It was hard to get started on racing at Berlin Speedway’s 59th Anniversary night with rain washing out all practices and qualifying. Patient fans and teams from the Vintage Racing Organization of America, Coors Lite Late Models, Engine Pro Super Stock and Kerkstra Services Pro Stock divisions held on. Each class ran an Australian Pursuit race in stead of a Fat Car Dash because qualifiers were never chosen.
Those races were exciting with line ups placing division points leaders at the rear of the pack and last place on the pole of a single file start around a cone at the start finish line. If a driver got passed they were done. In each case a few more laps for the fast car might have given them the victory, but hungry drivers without wins didn’t give up easy and most pole sitters took home wins.
Divisions will run double features on their next night of scheduled racing. So with news to report this week in short supply, lets look back about a week to the ARCA ReMax Series presented by Generac. From that night came an experience of a life time for this reporter, when a seventy-five year old Nascar, USAC and ARCA veteran of over seven hundred starts took a minute out of watching - with other ARCA stars - local Pro Stock drivers race, to compliment my hat.
Something about my leather Civil War era hat struck James Hylton into approaching me to ask where it had come from. What a nice guy, who could have hung with the crowd of young drivers all trying to hear just a little bit of his wisdom just before a big race, but took a moment to talk to one of the locals as just ‘one of the guys’. Not being one to pass up an opportunity, I asked him if he had time for a few questions. He pulled out a cigar, lit it and said, “shoot’.

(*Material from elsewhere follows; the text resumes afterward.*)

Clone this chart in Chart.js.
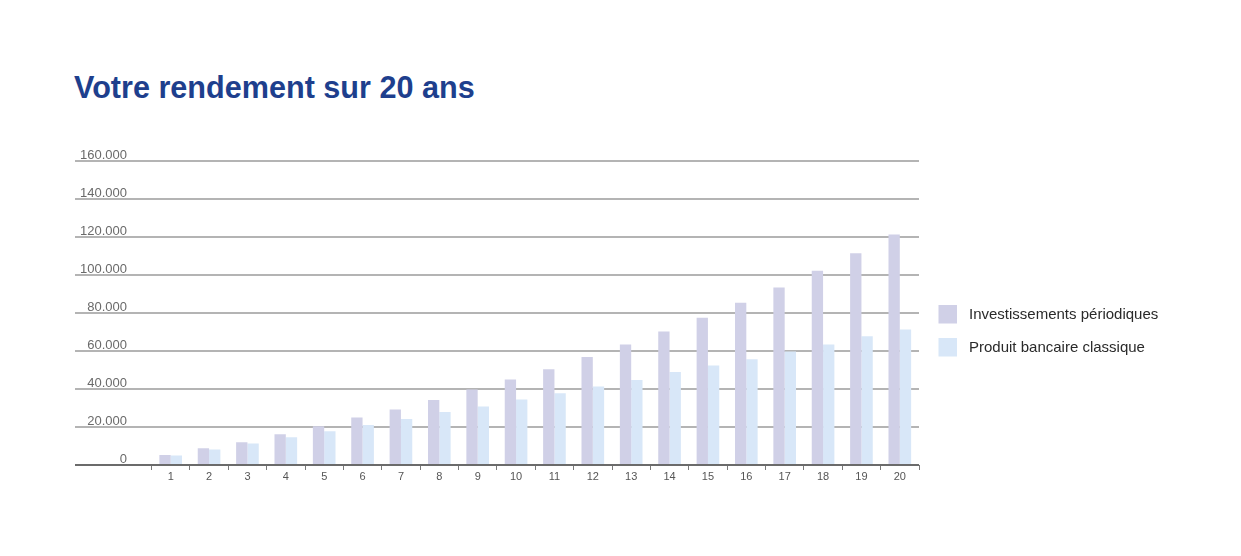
<!DOCTYPE html>
<html lang="fr">
<head>
<meta charset="utf-8">
<title>Votre rendement sur 20 ans</title>
<script src="https://cdn.jsdelivr.net/npm/chart.js@4/dist/chart.umd.min.js"></script>
<style>
  html, body { margin: 0; padding: 0; background: #ffffff; }
  body { width: 1241px; height: 556px; position: relative; overflow: hidden; }
  h1 {
    position: absolute; left: 74px; top: 72px; margin: 0;
    font: bold 30.6px/30px "Liberation Sans", Arial, sans-serif;
    color: #1e3f8d; letter-spacing: 0;
  }
  #wrap { position: absolute; left: 0; top: 0; width: 1241px; height: 556px; }
</style>
</head>
<body>
<h1>Votre rendement sur 20 ans</h1>
<div id="wrap"><canvas id="chart" width="1241" height="556"></canvas></div>
<script>
// Years 1 to 20
const years = ['1','2','3','4','5','6','7','8','9','10','11','12','13','14','15','16','17','18','19','20'];

// Accumulated capital per year
const investissements = [5300, 8800, 12000, 16200, 20400, 25000, 29200, 34200, 39700, 45000,
                         50400, 56900, 63400, 70300, 77500, 85400, 93400, 102200, 111500, 121300];
const produitBancaire = [5000, 8200, 11300, 14600, 17800, 21000, 24200, 27900, 30800, 34500,
                         37800, 41300, 44800, 49000, 52400, 55700, 59800, 63400, 67800, 71300];

// Value axis ticks
const yTickValues = [0, 20000, 40000, 60000, 80000, 100000, 120000, 140000, 160000];
const yTickLabels = ['0', '20.000', '40.000', '60.000', '80.000', '100.000', '120.000', '140.000', '160.000'];

const seriesNames = ['Investissements périodiques', 'Produit bancaire classique'];
const seriesColors = ['#d0d0e7', '#d8e7f8'];

const FONT = '"Liberation Sans", Arial, sans-serif';

// Value labels sit right-aligned just above each horizontal rule
const yLabelsPlugin = {
  id: 'yLabels',
  afterDraw(chart) {
    const y = chart.scales.y;
    const ctx = chart.ctx;
    ctx.save();
    ctx.font = '13px ' + FONT;
    ctx.fillStyle = '#6a6a6a';
    ctx.textAlign = 'right';
    ctx.textBaseline = 'alphabetic';
    yTickValues.forEach((v, i) => {
      ctx.fillText(yTickLabels[i], 127, y.getPixelForValue(v) - 2.5);
    });
    ctx.restore();
  }
};

// Legend on the right of the plot
const sideLegendPlugin = {
  id: 'sideLegend',
  afterDraw(chart) {
    const ctx = chart.ctx;
    ctx.save();
    ctx.font = '15px ' + FONT;
    ctx.textAlign = 'left';
    ctx.textBaseline = 'middle';
    chart.data.datasets.forEach((ds, i) => {
      const top = 305 + i * 33;
      ctx.fillStyle = ds.backgroundColor;
      ctx.fillRect(938.5, top, 18.5, 18.5);
      ctx.fillStyle = '#2a2a2a';
      ctx.fillText(ds.label, 969, top + 9.5);
    });
    ctx.restore();
  }
};

new Chart(document.getElementById('chart'), {
  type: 'bar',
  data: {
    labels: years,
    datasets: [
      { label: seriesNames[0], data: investissements, backgroundColor: seriesColors[0] },
      { label: seriesNames[1], data: produitBancaire, backgroundColor: seriesColors[1] }
    ]
  },
  options: {
    responsive: false,
    animation: false,
    events: [],
    categoryPercentage: 0.59,
    barPercentage: 1.0,
    layout: { padding: { left: 76.5, right: 322, top: 161, bottom: 0 } },
    plugins: {
      legend: { display: false },
      title: { display: false },
      tooltip: { enabled: false }
    },
    scales: {
      x: {
        offset: true,
        border: { display: false },
        grid: {
          offset: true,
          drawOnChartArea: false,
          tickLength: 5,
          color: '#7a7a7a',
          lineWidth: 1
        },
        ticks: {
          font: { family: FONT, size: 11 },
          color: '#555555',
          padding: 0,
          maxRotation: 0,
          autoSkip: false
        },
        afterFit(scale) { scale.height = 91; }
      },
      y: {
        min: 0,
        max: 160000,
        border: { display: false },
        afterBuildTicks(scale) {
          scale.ticks = yTickValues.map(v => ({ value: v }));
        },
        grid: {
          tickLength: 76.5,
          lineWidth: 2,
          color: (c) => (c.tick && c.tick.value === 0 ? '#6b6b6b' : '#b4b4b4')
        },
        ticks: { display: false },
        afterFit(scale) { scale.width = 75; }
      }
    }
  },
  plugins: [yLabelsPlugin, sideLegendPlugin]
});
</script>
</body>
</html>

Even with over six hundred Nascar starts it didn’t take a blink of an eye for him to come up with his favorite win. “In 1966, the year I won Rookie of the Year’, I beat Richard Petty on his home track in Virginia at the Richmond 500 by fifteen seconds. How many people can say that.” That year he had placed second in points to David Pearson and took home quite a few second place finishes, but to the likes of Richard Petty, Bobby Allison and Cale Yarborough. He also took second in points after Petty in 1967 and 71’.
Hylton plans on entering the Datona 500 next year and is currently fifteenth in the ARCA standings, so he shows no signs of stopping. He was very thankful about his staying power in explaining, “When you can race all your life and do what you like to do, that’s hard to come by’. From wins in Camaro’s on road courses in the GT Division at Datona on up to the Talladega 500, he’s proven he’s also still good at what he loves.
“We could be standing here chatting and have Richard Petty walk up, and I know the first thing out of his mouth would be, ya know I’d have got you at Richmond if they’d thrown that caution for the ambulance trying to get out of the infield”, he laughed in explaining that it’s still a rivalry between friends. “Richard got with me by beating me out for the championship those two years.”
As the pit area speakers called drivers to the make ready shoot for their feature he went to excuse himself but stopped to laugh with us one more time when a young ARCA driver named Tyler Nawrocki joked, “just to let you know I’m on deck, cause I’m gonna beat him here tonight.”
I posted pictures on our web site michigancircletrack.com of Mr. Hylton with a group of young drivers and team members huddled around him, hanging on every word. Check them out to get the full picture of a humble gentleman who still has allot to give to younger drivers, but still sees himself as one of them.